26 Nov 2018 Update:
The crypto market took a massive hit over the weekend, with Bitcoin dropping almost 20% to hit a low of US$3,653. As expected, the market made a half-hearted rally back above US$4,000 before dropping back down to the US$3,800+ level.
With lower lows still being made and investor confidence in cryptocurrencies at an all time low, we are expecting the market rout to continue.
21 Nov 2018 Update:
In a massive crash that does not look like stopping, Bitcoin continues to head lower towards US$4,000. The market rout looks set to continue as fear, uncertainty and doubt assailed investors in a fearful market. As the euphoria dies, prices are consolidating with lower highs and lower lows.
Posted on 19 Nov 2018:
Ten years ago Bitcoin was so new it hadn’t been traded once.
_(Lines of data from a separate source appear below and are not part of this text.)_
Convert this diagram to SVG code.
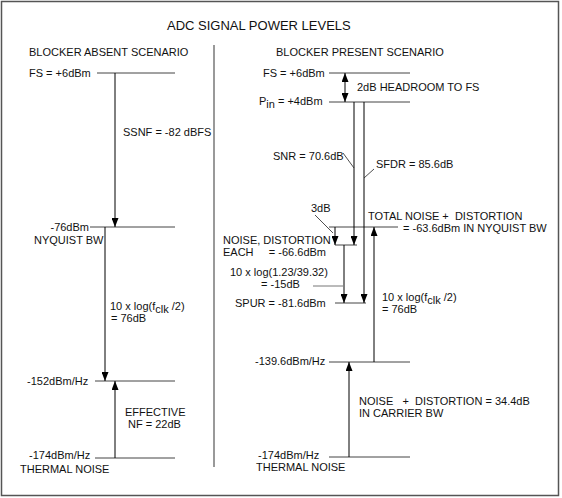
<svg xmlns="http://www.w3.org/2000/svg" width="562" height="498" viewBox="0 0 562 498">
<style>
text{font-family:"Liberation Sans",Arial,sans-serif;font-size:11px;fill:#111}
.title{font-size:13px}
.lvl{stroke:#444;stroke-width:1;fill:none}
.arr{stroke:#000;stroke-width:1;fill:none}
.ldr{stroke:#222;stroke-width:0.8;fill:none}
.gl{stroke:#777;stroke-width:1;fill:none}
</style>
<defs>
<marker id="ah" markerUnits="userSpaceOnUse" markerWidth="9" markerHeight="7" refX="9" refY="3.5" orient="auto-start-reverse" viewBox="0 0 9 7">
<path d="M0,0 L9,3.5 L0,7 z" fill="#000"/>
</marker>
</defs>
<rect x="1.5" y="1.5" width="557" height="494" fill="#fff" stroke="#555" stroke-width="1.5"/>
<text class="title" x="167" y="30">ADC SIGNAL POWER LEVELS</text>
<line x1="214" y1="45" x2="214" y2="467" stroke="#777" stroke-width="1.5"/>

<g id="left-panel">
<text x="29" y="56">BLOCKER ABSENT SCENARIO</text>
<g id="l-fs"><text x="29" y="77">FS = +6dBm</text><line class="lvl" x1="97" y1="73" x2="175" y2="73"/></g>
<g id="l-nyq"><text x="89" y="231" text-anchor="end">-76dBm</text><text x="34" y="244">NYQUIST BW</text><line class="lvl" x1="90" y1="227" x2="175" y2="227"/></g>
<g id="l-152"><text x="27" y="385">-152dBm/Hz</text><line class="lvl" x1="95" y1="381" x2="175" y2="381"/></g>
<g id="l-174"><text x="29" y="459">-174dBm/Hz</text><text x="20" y="473">THERMAL NOISE</text><line class="lvl" x1="95" y1="458" x2="175" y2="458"/></g>
<text x="123" y="136">SSNF = -82 dBFS</text>
<text x="110" y="310">10 x log(f<tspan dy="3">clk</tspan><tspan dy="-3"> /2)</tspan></text>
<text x="111" y="322">= 76dB</text>
<text x="125" y="416">EFFECTIVE</text>
<text x="128" y="428">NF = 22dB</text>
</g>

<g id="right-panel">
<text x="276" y="56">BLOCKER PRESENT SCENARIO</text>
<g id="r-fs"><text x="263" y="77">FS = +6dBm</text><line class="lvl" x1="329" y1="73" x2="410" y2="73"/></g>
<g id="r-pin"><text x="259" y="105">P<tspan dy="3">in</tspan><tspan dy="-3"> = +4dBm</tspan></text><line class="lvl" x1="329" y1="102" x2="410" y2="102"/></g>
<text x="357" y="91">2dB HEADROOM TO FS</text>
<text x="273" y="160">SNR = 70.6dB</text>
<text x="376" y="168">SFDR = 85.6dB</text>
<text x="311" y="212">3dB</text>
<g id="r-total"><line class="lvl" x1="329" y1="227" x2="398" y2="227"/>
<text x="368" y="220" xml:space="preserve">TOTAL NOISE +  DISTORTION</text>
<text x="403" y="232">= -63.6dBm IN NYQUIST BW</text></g>
<g id="r-each"><line class="lvl" x1="335" y1="245" x2="357" y2="245"/>
<text x="223" y="244">NOISE, DISTORTION</text>
<text x="223" y="256">EACH</text><text x="326" y="256" text-anchor="end">= -66.6dBm</text></g>
<text x="230" y="276">10 x log(1.23/39.32)</text>
<text x="261" y="288">= -15dB</text>
<g id="r-spur"><line class="lvl" x1="335" y1="303" x2="366" y2="303"/>
<text x="235" y="307">SPUR = -81.6dBm</text></g>
<text x="382" y="301">10 x log(f<tspan dy="3">clk</tspan><tspan dy="-3"> /2)</tspan></text>
<text x="382" y="313">= 76dB</text>
<g id="r-139"><text x="255" y="365">-139.6dBm/Hz</text><line class="lvl" x1="329" y1="362" x2="410" y2="362"/></g>
<text x="359" y="405" xml:space="preserve">NOISE   +  DISTORTION = 34.4dB</text>
<text x="359" y="417">IN CARRIER BW</text>
<g id="r-174"><text x="258" y="459">-174dBm/Hz</text><text x="256" y="471">THERMAL NOISE</text><line class="lvl" x1="329" y1="457" x2="410" y2="457"/></g>
</g>

<g id="connectors">
<line class="arr" x1="115" y1="73" x2="115" y2="227" marker-end="url(#ah)"/>
<line class="arr" x1="105" y1="227" x2="105" y2="381" marker-end="url(#ah)"/>
<line class="arr" x1="115" y1="458" x2="115" y2="381" marker-end="url(#ah)"/>
<line class="arr" x1="345" y1="73" x2="345" y2="102" marker-start="url(#ah)" marker-end="url(#ah)"/>
<line class="arr" x1="354" y1="102" x2="354" y2="245" marker-end="url(#ah)"/>
<line class="arr" x1="364" y1="102" x2="364" y2="303" marker-end="url(#ah)"/>
<line class="arr" x1="335" y1="227" x2="335" y2="245" marker-end="url(#ah)"/>
<line class="arr" x1="344" y1="245" x2="344" y2="303" marker-end="url(#ah)"/>
<line class="arr" x1="374" y1="362" x2="374" y2="227" marker-end="url(#ah)"/>
<line class="arr" x1="349" y1="457" x2="349" y2="362" marker-end="url(#ah)"/>
<line class="ldr" x1="343" y1="153" x2="354" y2="168"/>
<line class="ldr" x1="364" y1="178" x2="374" y2="169"/>
<line class="ldr" x1="315" y1="215" x2="333" y2="233"/>
<line class="gl" x1="313" y1="286" x2="343" y2="286"/>
</g>
</svg>
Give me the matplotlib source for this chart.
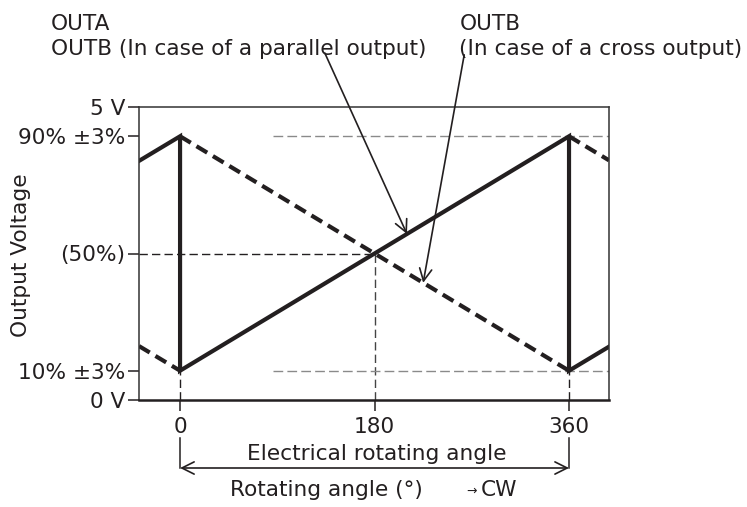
import numpy as np
import matplotlib
matplotlib.use('Agg')
import matplotlib.pyplot as plt

plt.rcParams['font.family'] = ['DejaVu Sans']

W, H = 747, 507
INK = '#231f20'
FS = 15.6

# angle axis (deg) and output voltage (V)
x_min, x_max = -38, 397
y_ticks = [0, 0.5, 2.5, 4.5, 5]
y_labels = ['0 V', '10% ±3%', '(50%)', '90% ±3%', '5 V']
x_ticks = [0, 180, 360]
x_labels = ['0', '180', '360']

# OUTA (solid): rises 10% -> 90% over one electrical turn, then snaps back
outa_x = [-38, 0, 0, 360, 360, 397]
outa_y = [4.08, 4.5, 0.5, 4.5, 0.5, 0.91]

# OUTB cross output (dashed): falls 90% -> 10%
outb_x = [[-38, 0], [0, 360], [360, 397]]
outb_y = [[0.92, 0.5], [4.5, 0.5], [4.5, 4.09]]

v_low, v_mid, v_high = 0.5, 2.5, 4.5
mid_angle = 180

fig = plt.figure(figsize=(W / 100, H / 100), dpi=100)
ax = fig.add_axes([139 / W, 1 - 400 / H, (609 - 139) / W, (400 - 107) / H])
ax.set_xlim(x_min, x_max)
ax.set_ylim(0, 5)

# helper lines
ax.plot([x_min, mid_angle], [v_mid, v_mid], color=INK, lw=1.0, ls=(0, (6, 3)))
ax.plot([mid_angle, mid_angle], [0, v_mid], color='#444444', lw=1.0,
        ls=(0, (6, 3)))
for a in [0, 360]:
    ax.plot([a, a], [0, v_low], color=INK, lw=1.0, ls=(0, (6, 3)))
for v in [v_low, v_high]:
    ax.plot([86, x_max], [v, v], color='#8a8a8a', lw=1.0, ls=(0, (7, 3)))

# signals
for xs, ys in zip(outb_x, outb_y):
    ax.plot(xs, ys, color=INK, lw=3.0, ls=(0, (3, 1.6)))
ax.plot(outa_x, outa_y, color=INK, lw=3.0, solid_joinstyle='miter')

# spines / ticks
for s in ['left', 'right', 'top']:
    ax.spines[s].set_linewidth(1.1)
    ax.spines[s].set_color('#333333')
ax.spines['bottom'].set_linewidth(1.8)
ax.spines['bottom'].set_color(INK)
ax.set_yticks(y_ticks)
ax.set_yticklabels(y_labels)
ax.set_xticks(x_ticks)
ax.set_xticklabels(x_labels)
ax.tick_params(axis='y', direction='out', length=8, width=1.1, pad=2,
               labelsize=FS, colors=INK)
ax.tick_params(axis='x', direction='out', length=8, width=1.1, pad=4,
               labelsize=FS, colors=INK)

# pointer arrows
ax.annotate('', xy=(210, 0.5 + 210 * 4 / 360), xytext=(134, 5.92),
            arrowprops=dict(arrowstyle='->', color=INK, lw=1.2,
                            mutation_scale=22, shrinkA=0, shrinkB=0),
            annotation_clip=False)
ax.annotate('', xy=(225, 4.5 - 225 * 4 / 360), xytext=(263, 5.89),
            arrowprops=dict(arrowstyle='->', color=INK, lw=1.2,
                            mutation_scale=22, shrinkA=0, shrinkB=0),
            annotation_clip=False)

# bracket under the axis: electrical rotating angle
trans = ax.get_xaxis_transform()
y_arrow = (400 - 468) / (400 - 107)
y_top = (400 - 438) / (400 - 107)
for a in [0, 360]:
    ax.plot([a, a], [y_top, y_arrow], color=INK, lw=1.1, transform=trans,
            clip_on=False)
ax.annotate('', xy=(0, y_arrow), xytext=(360, y_arrow), xycoords=trans,
            textcoords=trans,
            arrowprops=dict(arrowstyle='<->', color=INK, lw=1.2,
                            mutation_scale=22, shrinkA=0, shrinkB=0),
            annotation_clip=False)


def fx(px):
    return px / W


def fy(py):
    return 1 - py / H


fig.text(fx(377), fy(460.5), 'Electrical rotating angle', ha='center',
         va='baseline', fontsize=FS, color=INK)
fig.text(fx(230), fy(496.5), 'Rotating angle (°)', ha='left', va='baseline',
         fontsize=FS, color=INK)
fig.text(fx(466), fy(490), '→', ha='left', va='center_baseline',
         fontsize=9, color=INK)
fig.text(fx(481), fy(496.5), 'CW', ha='left', va='baseline',
         fontsize=FS, color=INK)

fig.text(fx(21), fy(255), 'Output Voltage', rotation=90, ha='center',
         va='center', fontsize=FS, color=INK)

fig.text(fx(51), fy(30), 'OUTA', ha='left', va='baseline', fontsize=FS,
         color=INK)
fig.text(fx(51), fy(55), 'OUTB (In case of a parallel output)', ha='left',
         va='baseline', fontsize=FS, color=INK)
fig.text(fx(460), fy(30), 'OUTB', ha='left', va='baseline', fontsize=FS,
         color=INK)
fig.text(fx(459), fy(55), '(In case of a cross output)', ha='left',
         va='baseline', fontsize=FS, color=INK)

fig.savefig('out.png', dpi=100)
Five years ago they cost US$200 each. But last year the price soared from less than US$1,000 a coin to within touching distance of US$20,000.
Then it crashed.
Since December’s high, Bitcoin’s price has dropped by more than two thirds – losing almost US$15,000 in value. In the past week alone a new crash wiped another US$1,000 from the price according to figures from Coinbase.
That’s a fall of 16% in a week, 35% in a year, according to Coinbase figures. In the past 24 hours the price even dipped to below US$5,200.
At the time of writing, the price is US$5,279 – that’s the lowest since October last year.
The fall is particularly shocking, because after months of stability around US$6,000, the crash seemed to come out of the blue – just as experts were predicting it was time for the currency to rise again.
“Bitcoin and other major cryptocurrencies saw some of the biggest lows for over a year,” said Luno chief executive Marcus Swanepoel.
Jordan Hiscott, chief trader at ayondo markets added: “Bitcoin’s move to a low … of US$5200 left many wondering where the impetus for a double digit move came from, indeed over 10% in one session, especially when over the past four weeks there hasn’t been a move of over 2%.”
Why is Bitcoin crashing now?
Most people blame the current falls on fears of a “fork” in Bitcoin Cash.
A fork is when one crypto currency becomes two. What effectively happens is that someone copies the existing currency, alters it to change the way it works, and re-issues the new version. Sometimes the original one continues as it is, with the new version going off to operate independently.
Other times, the community moves to the new version en masse – deciding it’s a better prospect. These are known as “hard forks”. It’s not the first – or even the third – time Bitcoin’s code has resulted in a new currency. Bitcoin Cash is the most successful so far – launching late last year in the middle of the currency’s price surge and going on to become worth billions. Now Bitcoin Cash is forking – but there are problems.
“The Bitcoin Cash blockchain has been undergoing scheduled hard forks every six months to upgrade and improve the protocol,” explained Swanepoel. “In most cases, these hard forks are uncontested with the whole community supporting them. In this case, however, consensus couldn’t be reached with two factions emerging, and proposing different solutions for the upgrade.”
fears of a split are not just affecting Bitcoin Cash – but the entire community. That has led to drops in Bitcoin, Ethereum, XRP Litecoin, Cardano and Dash to name a few.
Making money from the fall
If you’re convinced Bitcoin is on the brink of collapse, there are two ways to cash in.
If you have Bitcoins, and are worried, sell them. Even if you miss later growth, there’s nothing wrong with taking a profit from an investment and you’ll still be up if you bought them more than a year ago.
“Due to current uncertainty, there is the potential for extreme volatility, certainly if you had long positioning in either Bitcoin cash or other crypto currencies, it would make logical sense to reduce risk, at least until more is known,” Hiscott said.
If you don’t have any there are still ways to make money from a fall. The simplest way is to bet on it falling. This can be done with a contract for difference or simple spread bet at a variety of exchanges.
If the price has dropped in the interim you can make a tidy profit. Conversely, if the price starts to rise, you could be on the hook for a decent-sized loss – although this can be limited using a stop-loss. There’s a good explanation of your options here.
Should you buy it while it’s cheap?
If you’re thinking the collapse is a great time to buy – our advice is wait.
There’s an old stock market saying: “Never try and catch a falling knife.” Put simply, if you buy during a fall, the risks are significant. That’s because – much like a rapidly descending sharpened piece of metal – trying to get hold of something mid-fall has a small chance of success and a large chance of you getting hurt.
Hang in there, stay positive, stay cautious.